NCSU researchers work on better estimates for electric car batteries
Posted November 14, 2014
Updated November 21, 2014
Raleigh, N.C. — Drivers of gasoline-powered cars know when they're running empty.
Researchers in Raleigh are trying to make it easier for drivers of electric cars to know when they're low on juice.
Bruce Moore is one of those electric car drivers. He loves his all-electric Nissan Leaf. Before he got the car, he studied his driving habits to make sure the 100-mile range between charges wouldn't be a problem.
“I was doing six or seven trips a year where I was going more than 100 miles, so I thought, that's good,” said Moore.
Drivers of electric cars have to plan trips around that range limitation. Electric cars have a display to alert drivers when they need to recharge, but many owners say they aren't accurate.
Researchers at North Carolina State University are trying to change that.
“We are getting the data off this battery off a microcontroller,” researcher Habiballah Rahimi said.
They are developing a more accurate estimate of a battery's range.
This new software can analyze a planned route by looking at the topography, weather conditions and congestion -- all are factors that can affect an electric car's range.

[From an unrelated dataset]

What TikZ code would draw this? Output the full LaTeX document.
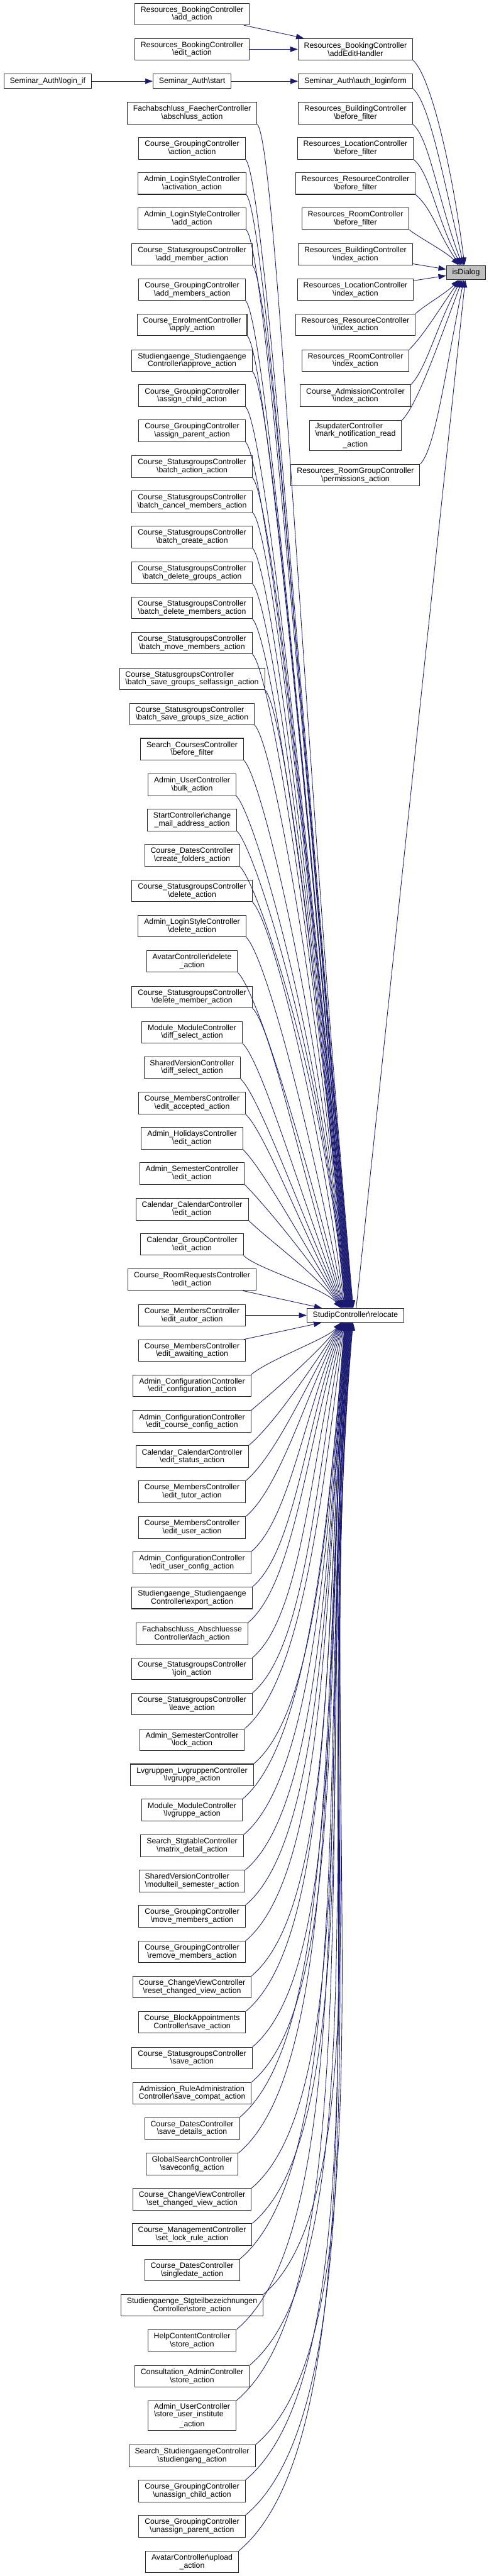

“When you put in your destination, we can accurately predict how much charge you will have when you get there,” Eichi said.
The N.C. State software is about 30 percent more accurate than what's available now.
Moore says better range estimates would give him peace of mind.
“I'm enthused about it because at least you won't have to go according to the guess-o-meter,” Moore said.
Researchers say this new software likely will be available as a phone app in the future.
Eventually, they hope it will be built into the navigation systems on electric cars.